> _Supplied material_:
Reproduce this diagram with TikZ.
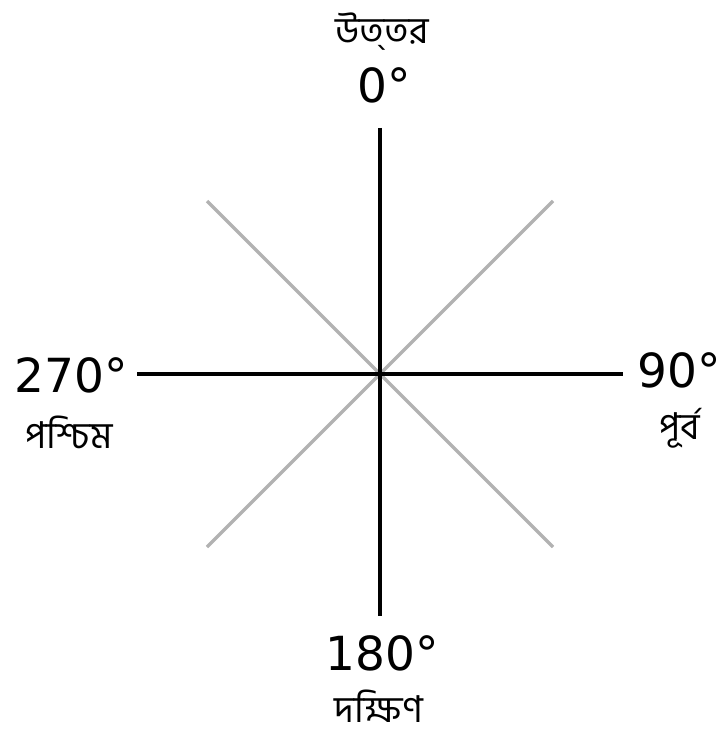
\documentclass[tikz,border=0pt]{standalone}
\usepackage{fontspec}
\setmainfont{DejaVu Sans}
\newfontfamily\bnfont[Script=Bengali]{Hind Siliguri}
\begin{document}
\begin{tikzpicture}[x=1pt,y=-1pt,
  axis/.style={line width=4.5pt,black},
  diag/.style={line width=3.5pt,black!30},
  num/.style={font=\fontsize{47}{50}\selectfont,inner sep=0pt,anchor=base},
  bn/.style={font=\bnfont\fontsize{37}{41}\selectfont,inner sep=0pt,anchor=base}]
\useasboundingbox (0,0) rectangle (721,738);
\coordinate (c) at (380,374);
\coordinate (d1) at (207,201);
\coordinate (d2) at (553,547);
\coordinate (d3) at (553,201);
\coordinate (d4) at (207,547);
\coordinate (n) at (380,128);
\coordinate (s) at (380,616);
\coordinate (w) at (137,374);
\coordinate (e) at (623,374);
\draw[diag] (d1) -- (d2);
\draw[diag] (d3) -- (d4);
\draw[axis] (n) -- (s);
\draw[axis] (w) -- (e);
\node[num] (n0) at (384,103) {0°};
\node[bn] (nl) at (382,44) {উত্‌তর};
\node[num] (n270) at (71,392) {270°};
\node[bn] (wl) at (69,448) {পশ্চিম};
\node[num] (n90) at (679,387) {90°};
\node[bn] (el) at (680,439) {পূর্ব};
\node[num] (n180) at (382,670) {180°};
\node[bn] (sl) at (379,722) {দক্ষিণ};
\end{tikzpicture}
\end{document}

> _Challenge_:
Omit pictures; set down the rest of the material word for word.

> _Answer to the task_:
Reproduce this diagram with TikZ.
\documentclass[tikz,border=0pt]{standalone}
\usepackage{fontspec}
\setmainfont{DejaVu Sans}
\newfontfamily\bnfont[Script=Bengali]{Hind Siliguri}
\begin{document}
\begin{tikzpicture}[x=1pt,y=-1pt,
  axis/.style={line width=4.5pt,black},
  diag/.style={line width=3.5pt,black!30},
  num/.style={font=\fontsize{47}{50}\selectfont,inner sep=0pt,anchor=base},
  bn/.style={font=\bnfont\fontsize{37}{41}\selectfont,inner sep=0pt,anchor=base}]
\useasboundingbox (0,0) rectangle (721,738);
\coordinate (c) at (380,374);
\coordinate (d1) at (207,201);
\coordinate (d2) at (553,547);
\coordinate (d3) at (553,201);
\coordinate (d4) at (207,547);
\coordinate (n) at (380,128);
\coordinate (s) at (380,616);
\coordinate (w) at (137,374);
\coordinate (e) at (623,374);
\draw[diag] (d1) -- (d2);
\draw[diag] (d3) -- (d4);
\draw[axis] (n) -- (s);
\draw[axis] (w) -- (e);
\node[num] (n0) at (384,103) {0°};
\node[bn] (nl) at (382,44) {উত্‌তর};
\node[num] (n270) at (71,392) {270°};
\node[bn] (wl) at (69,448) {পশ্চিম};
\node[num] (n90) at (679,387) {90°};
\node[bn] (el) at (680,439) {পূর্ব};
\node[num] (n180) at (382,670) {180°};
\node[bn] (sl) at (379,722) {দক্ষিণ};
\end{tikzpicture}
\end{document}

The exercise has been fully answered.